Israel has incredible know how regarding water technology with 92% of Israel's waste water being treated and three quarters of that re-used for agriculture, according to figures by Israel's national water company Mekorot. This has led the Municipal Corporation of Greater Mumbai (MCGM) to sign a declaration on its intention to cooperate with Israel on water management. Mr Rajiv Jalota, Additional Municipal Commissioner, Mumbai, said, "MCGM faces the herculean task of supplying safe and secure water to Mumbai. We are very keen to explore the possibility of using advanced Israeli technologies to improve the quality of our service."

Meanwhile, there is another type of technology, which Israel is becoming famous for in India - ‘volunteer technology.' Joshua Victor, a social worker and activist, believes that the system of voluntarism in Israel exemplified by organisations such as the Jewish Agency could be crucial to lifting India's population out of poverty. As the Times of Israel noted:

"In a big country like India, there's only so much the government can do - especially in the countryside, where communications and infrastructure are shaky at best, and poverty is rife. Corporations aren't likely to ‘volunteer' to help out either, because there's little money to be made. Meanwhile, rural farmers are left to deal with their pressing problems - lack of potable water, difficulties in fighting pests, and so on - alone. It's a pattern that is endemic not only to farmers, but throughout India's large underclass."

Victor, inspired by his experience as volunteer on an Israeli kibbutz, believes that voluntarism is the answer and he has set up the ‘India-Israel Initiative', in order to organise groups of Israeli volunteers to help Indian activists and educators in a variety of areas including agricultural technology, informal education, micro-finance, youth at risk and geriatric care. Victor explained, "It would be sort of an Israeli Peace Corps, with Israel sharing its advanced technology and skills with a population that really needs the help".

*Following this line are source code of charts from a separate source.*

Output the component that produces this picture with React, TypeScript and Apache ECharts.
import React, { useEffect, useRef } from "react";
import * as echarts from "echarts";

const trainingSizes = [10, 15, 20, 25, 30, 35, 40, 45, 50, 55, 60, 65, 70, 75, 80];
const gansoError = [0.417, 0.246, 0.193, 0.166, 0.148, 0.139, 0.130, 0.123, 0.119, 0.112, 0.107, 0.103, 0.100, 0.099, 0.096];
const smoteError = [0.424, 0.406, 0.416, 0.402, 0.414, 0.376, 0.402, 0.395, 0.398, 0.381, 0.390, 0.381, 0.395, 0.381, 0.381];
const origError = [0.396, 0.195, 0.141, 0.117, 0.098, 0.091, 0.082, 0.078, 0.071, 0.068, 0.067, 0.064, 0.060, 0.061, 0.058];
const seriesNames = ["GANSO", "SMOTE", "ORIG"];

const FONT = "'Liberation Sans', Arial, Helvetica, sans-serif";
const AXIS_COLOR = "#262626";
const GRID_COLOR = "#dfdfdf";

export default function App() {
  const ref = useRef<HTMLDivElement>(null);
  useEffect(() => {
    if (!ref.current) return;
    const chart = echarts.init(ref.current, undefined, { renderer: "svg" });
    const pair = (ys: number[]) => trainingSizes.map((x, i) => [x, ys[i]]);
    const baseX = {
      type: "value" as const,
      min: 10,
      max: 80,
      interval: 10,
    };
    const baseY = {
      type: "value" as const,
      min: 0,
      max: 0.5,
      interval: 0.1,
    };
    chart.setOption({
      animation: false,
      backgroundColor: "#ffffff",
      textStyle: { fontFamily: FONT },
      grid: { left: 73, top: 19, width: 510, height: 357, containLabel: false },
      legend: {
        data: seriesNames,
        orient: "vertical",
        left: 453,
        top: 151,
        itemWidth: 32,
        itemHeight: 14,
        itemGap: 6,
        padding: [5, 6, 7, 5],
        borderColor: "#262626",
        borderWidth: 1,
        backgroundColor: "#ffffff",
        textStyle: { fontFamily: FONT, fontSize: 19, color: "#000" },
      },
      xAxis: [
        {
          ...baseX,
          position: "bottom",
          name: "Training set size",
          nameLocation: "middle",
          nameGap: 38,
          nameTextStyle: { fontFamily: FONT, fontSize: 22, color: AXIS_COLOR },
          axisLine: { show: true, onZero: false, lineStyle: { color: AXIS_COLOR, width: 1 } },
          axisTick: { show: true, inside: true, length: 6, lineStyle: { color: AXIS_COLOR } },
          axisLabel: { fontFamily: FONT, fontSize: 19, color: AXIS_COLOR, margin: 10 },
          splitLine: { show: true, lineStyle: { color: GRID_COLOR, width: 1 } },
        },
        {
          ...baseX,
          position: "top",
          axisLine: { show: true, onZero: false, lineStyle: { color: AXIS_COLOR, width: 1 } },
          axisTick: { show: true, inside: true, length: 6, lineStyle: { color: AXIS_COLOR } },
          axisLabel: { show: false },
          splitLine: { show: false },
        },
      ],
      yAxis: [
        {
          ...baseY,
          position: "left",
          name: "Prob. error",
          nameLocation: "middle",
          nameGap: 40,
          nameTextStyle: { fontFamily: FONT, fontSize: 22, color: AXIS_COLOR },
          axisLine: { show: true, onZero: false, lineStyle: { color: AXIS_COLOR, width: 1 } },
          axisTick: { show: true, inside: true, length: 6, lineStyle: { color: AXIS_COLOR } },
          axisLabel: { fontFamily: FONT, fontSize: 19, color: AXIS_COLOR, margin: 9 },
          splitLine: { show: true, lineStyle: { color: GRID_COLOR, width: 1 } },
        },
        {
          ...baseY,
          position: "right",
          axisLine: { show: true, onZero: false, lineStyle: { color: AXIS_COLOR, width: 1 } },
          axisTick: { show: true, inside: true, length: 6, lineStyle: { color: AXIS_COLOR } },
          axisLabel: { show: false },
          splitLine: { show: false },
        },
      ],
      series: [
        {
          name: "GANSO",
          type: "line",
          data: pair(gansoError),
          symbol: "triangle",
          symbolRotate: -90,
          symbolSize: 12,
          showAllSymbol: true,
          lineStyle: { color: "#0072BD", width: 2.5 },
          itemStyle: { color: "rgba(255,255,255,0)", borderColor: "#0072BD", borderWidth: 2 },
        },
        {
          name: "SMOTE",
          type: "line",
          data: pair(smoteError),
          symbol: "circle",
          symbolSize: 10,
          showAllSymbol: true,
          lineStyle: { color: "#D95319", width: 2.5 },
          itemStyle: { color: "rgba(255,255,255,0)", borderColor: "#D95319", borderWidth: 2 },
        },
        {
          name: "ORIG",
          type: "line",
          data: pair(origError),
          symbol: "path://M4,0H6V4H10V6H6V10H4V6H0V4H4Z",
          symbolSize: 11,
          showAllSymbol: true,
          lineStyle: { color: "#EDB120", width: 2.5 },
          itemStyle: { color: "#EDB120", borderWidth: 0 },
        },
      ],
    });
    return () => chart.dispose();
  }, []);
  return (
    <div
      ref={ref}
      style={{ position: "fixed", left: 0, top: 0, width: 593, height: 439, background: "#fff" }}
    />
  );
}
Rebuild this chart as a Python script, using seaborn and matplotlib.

Victor also believes that cooperation between Israel and India is natural because the two nations have much in common:

"We achieved independence the same year, from the same colonial masters, and we have common problems on our borders, the implacable enemies that seek our mutual destruction. We have the same basic cultural features as well. There is every reason in the world for our countries to work together."

Meanwhile, Australia's own Indian community is also taking notice of the growing ties between India and Israel. The Indian Herald, a community new magazine for Indian Australians and others interested in Australia-India relations, has just published a cover story on Australia's new Ambassador to Israel, Dave Sharma, an Australian of Indian dissent.

"Up until now, Foreign Service used to be an area which did not see many Indian migrants. Enter Devanand Sharma who has been appointed as the Australian Ambassador to Israel recently by Foreign Minister Bob Carr. Dave Sharma is of Indian Heritage and his high profile appointment is something that has made Australian Indians something to be proud of. At 37 years, Devanand Sharma or Dave Sharma for short, has also made history by becoming Australia's youngest Ambassador. Dave Sharma is the second Australian Indians who have been (sic) appointed as an Ambassador for Australia, the other being Peter Varghese who was appointed as Australian Ambassador to India."

Mr Sharma told the Indian Herald, "This is a high profile posting as Israel is such an important part of the world for us. We also have a big Jewish community in Australia and have taken a close interest in this relationship."

AIJAC wishes Mr Sharma and his family all the best for their time in Israel.